I know a ton of IT firms which moved from Germany to UK because of less job protection there and less hassle to work 24/7. I wonder how they will react now for the upcoming price increases everywhere and probably UK leaving the EU.
I remember after joining a nameless company here in the UK and filling out all the paperwork. Someone from HR came over to me to explain I had missed filling out a form.
I asked which form and they replied the Working Time directive opt out. I explained that 48 hours was more than enough time to do my job and that I had deliberate not signed it. They looked at me confused and then went away. It annoys me when they assume you should fill it it like that though.
Yes. I had the same situation when starting a job a few years back... the managers just seemed confused that I'd bothered to take the time to understand what I'd meant more than anything. Guess they were just used to hiring people for their ability to follow instructions to the letter.
I would expect people to buy data centers and hardware by borrowing money. These loans should be denominated in British Pounds in Britain. So if anything, it seems like Microsoft should be getting a great deal since their debt is being inflated away.
No reason not to raise the prices if the market will bear it, but I wonder if Brexit is actually a great help to their short-term profit margin?
It's not just tech good which are getting ~20% price increases but general goods like food, DIY, curtain and everything really, as companies start restocking they have no choices but to increase prices.
The UK government has a lot of infra based on Azure. The MOD and NHS for starters.
Smooth. Very smooth. Another indicator that the rabid, vulgar libertarians in the Brexiteer ranks are more than happy to use Brexit to strain public services more in order to justify private services.
Man oh man am I glad to be paid in dollars working remotely for a US company right now.
And imagine the inducements they must have offered MS to build a datacenter here.

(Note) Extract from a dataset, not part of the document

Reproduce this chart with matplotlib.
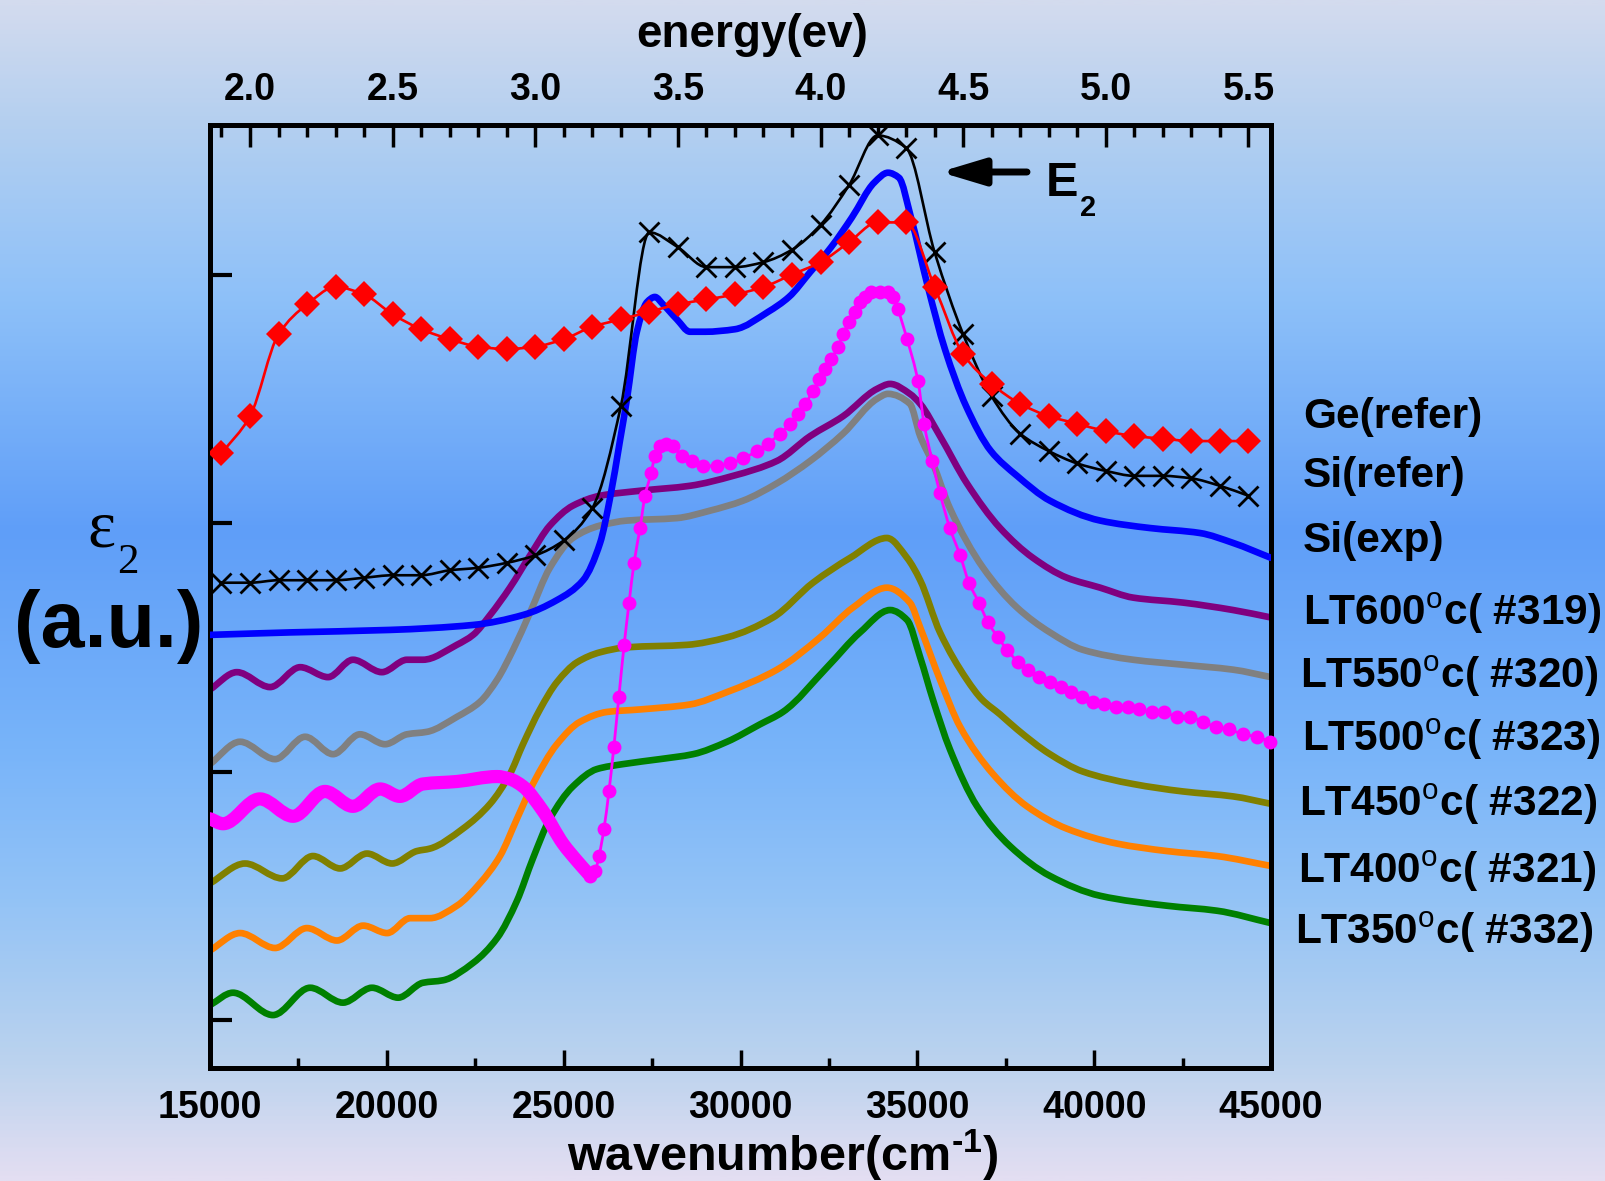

UK.gov actually has a semi-inhouse cloud called Crown Hosting that might win new business from Azure. They don't offer the functionality needed to produce an infrastructure that adapts to load but that doesn't matter - gov clients don't really get cloud and typically want static computer systems duplicating an on prem infrastructure without the support costs.
Apple raising prices too. Food is more getting more expensive. I wonder, maybe naively, if all of the consumer prices will go up (over?)-compensating for the change in GBP could we expect workers demanding higher salaries in the near future too?
Also, recently pound has gone up (from 1.11 against euro to 1.19 now). It's definitely not the pre-brexit state but imagine it slowly crawls up back. Would you expect the price increases, in some time, to roll back?
> could we expect workers demanding higher salaries in the near future too?
How?
The wedge is already driven between skilled professionals who can compete on the international market, and therefore have price-setting ability, versus people who have no market power and can be squeezed and threatened with the unemployment regime. Unskilled or marginal workers may end up starving.
No, this is the Greece effect. Trade balance has been terrible for years. Now the financial services industry is under threat. While there's a lot of negative things you could say about them, at least they've brought in foreign money to keep the accounts balanced. In order for the balance of trade to recover, imports have to fall. This means that the part of your living standards which depends on imports (including Azure) is going to fall.
Yeah I was going to put in my comment that it's likely this was decided long before Brexit, thanks for clarifying. In general though I feel that if we do start to see an increase in investment an expectation of decreased regulation is going to be the reason.
We've been in a period of very low inflation for the past 2-3 years, current inflation rate is about 1%, I'm guessing we might spike as high as 3% maybe from currency depreciation? It's not the end of the world.
It's likely to go much higher, because the UK imports a lot more than it produces.
And unlike countries that can export home-grown food and/or raw materials, most UK exports are the end of a long supply chain that starts outside the country.
So even on exports, its margins are a lot lower than those of countries that produce raw materials and food.
Brexit will make this worse.
The UK can't continue like this indefinitely (it's not the hegemon, like the US) because when you spend more than you earn you have to make up the difference by borrowing money or devaluing your own currency.
The consequences are predictable - prices rise, inflation rises, the cycle repeats, and eventually the economy breaks down altogether after sovereign default becomes a real threat.
At that point the UK will either have to go full North Korea, or will need to strip everyone of their savings, raise taxes - and will still need a bailout.
Having "taken back sovereignty" the country will be on the hook to the banks for decades.
The devaluation after brexit is no larger than the one after the financial crisis in 2008. In fact it's probably smaller I think. Inflation rose to 5% approx from a base level of around 2% and that's with oil being considerably higher than it is now. So your prediction of "The consequences are predictable - prices rise, inflation rises, the cycle repeats, and eventually the economy breaks down altogether after sovereign default becomes a real threat." didn't happen then, it likely won't happen now. Why? Because inflation due to currency fluctuations is different to the type of inflation caused by an economy overheating.
Hell the bank of england has been printing money for 5 years and if that didn't cause runaway inflation I don't see how the pound weakning somewhat is going too.